Con la edad, menguan sorpresas y estupores. Visto tanto, el asombro te visita más esporádicamente. Pero siempre queda un huequecillo por donde se cuela lo imprevisto y el shock. Como el provocado por las andanzas de Errejón. Todos hemos visto a gente estupefacta ante la revelación de que alguien cercano es un criminal peligroso. ¿Quién lo iba a decir, quién lo iba a pensar de fulano, con lo majo que parecía? Quién lo iba a decir: progre de manual, carita de no haber roto un plato, gafitas de miope chapón y finas intervenciones parlamentarias. Uno sabe bien, por vida y profesión, que la perversidad y la malevolencia habitan a veces en sótanos de encantos y bondades aparentes. Estimaciones estadísticas fundamentadas calculan que solo en España habría unos 470.000 psicópatas «integrados». Tipos camuflados de normalidad, a menudo con éxito social y profesional, que no cruzan la frontera al crimen. Solo (es un decir) son «mala gente», y ejercen de tales como padres, como hijos, como jefes, como empleados, como novios, camareros o socios del Ateneo de su pueblo. Pero no se alistan al crimen, salvo eventual descontrol. Por la cuenta que les tiene. Cuenta que echan con destreza; son malvados pero no necesariamente tontos.
Así que, sorpresa incluida, todo normal. Pero va el ínclito y nos regala una perla dimisionaria, en formato tan epatante y ridículamente culto como significativo.

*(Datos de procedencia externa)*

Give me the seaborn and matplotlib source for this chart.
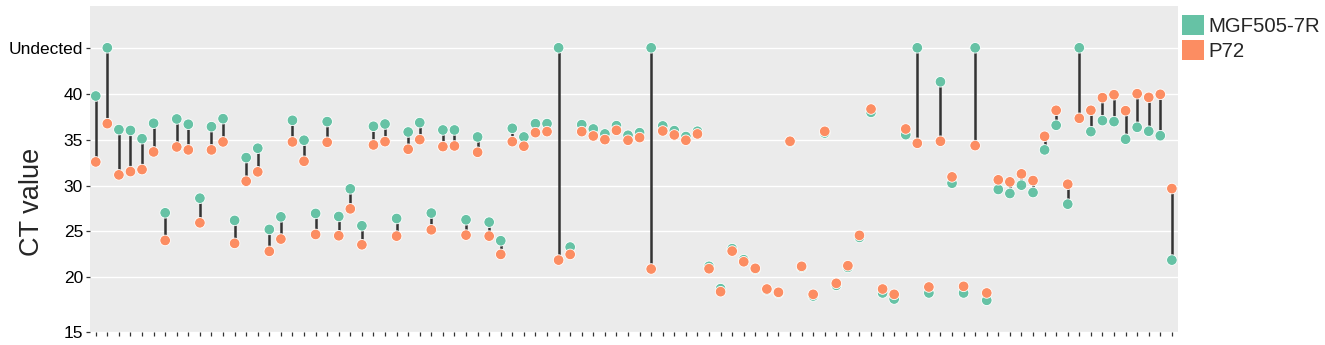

Disfrazado de solemnidades y rimbombancias analíticas, confiesa ser víctima del virus de «subjetividad tóxica», del pernicioso estilo de vida «neoliberal», y de la radiación de fondo «patriarcal» de nuestro universo cultural. El señor Errejón tiene que saber lo siguiente: esas explicaciones intelectualizadas acerca de su propia degradación vienen a ser como las de aquel ladrón crónico que, en defensa propia, vino a decir «es que a mí el puñetero capitalismo y esa boñiga del respeto a la propiedad privada me trae a mal traer...». O aquel que tiró a su suegra por la ventana, para después lamentarse acerca de la fuerza de la gravedad y sus efectos. O aquel asesino machista que en Teixeiro me espetó: «Arrepíntome de tela matado, pero tamén digo, se non o fixera eu, faríao outro calquera, eh! Era moi filla de puta. É que abondan as mulleres malas. Pero bueno, eu xa a perdonei» (sic). Ya puestos, el informado Errejón podría terminar su misiva tal que: «Cuánto lamento que mi córtex frontal ventromedial no sea hábil para controlar los potentes impulsos sexuales que me envía el sistema límbico». No lo descartemos para el juicio.
Claro que los excesos neoliberales (el individualismo exacerbado, la ausencia de sentido de comunidad, el no a las regulaciones, el mayor beneficio como motor de búsqueda, un sálvese quien pueda) condicionan estilos de vida y comportamientos. Es meridiano que el patriarcado tiene impacto directo en la violencia machista. Pero cuanto más veamos hacia dentro, cuanta más sabiduría introspectiva, orteguiana e inteligente apliquemos a nuestro yo y sus circunstancias, más razones tendríamos para ser cuidadosos con nosotros mismos. Autocontrol. El buen domador bien conoce a sus fieras interiores. O lo vemos así, o el mal no tiene remedio. Porque toda maldad, por brutal que sea, tiene su explicación: genes, trastornos de personalidad, infancias traumáticas, neurotransmisores, socialización moral inadecuada. Pero la conciencia de ello también facilita y obliga a no sucumbir. Salvo en excepciones tasadas, siempre asoman unos gramos de libertad para ejercer la «agencia moral», para pilotar nuestro propio avión.
A mi juicio, el contenido de las reflexiones del señor Errejón no le excusan de nada. Más bien agravan su responsabilidad, al hacernos saber todo lo que él sabe. Si el neoliberalismo, el patriarcado, las peculiaridades neuroanatómicas y bioquímicas nos justificaran sin límite, nadie sería responsable de nada. Y al Código Penal le sobrarían casi todas sus páginas. Si Errejón quiere hacer algo decente, que pida perdón o se calle. O ambas cosas, y por ese orden.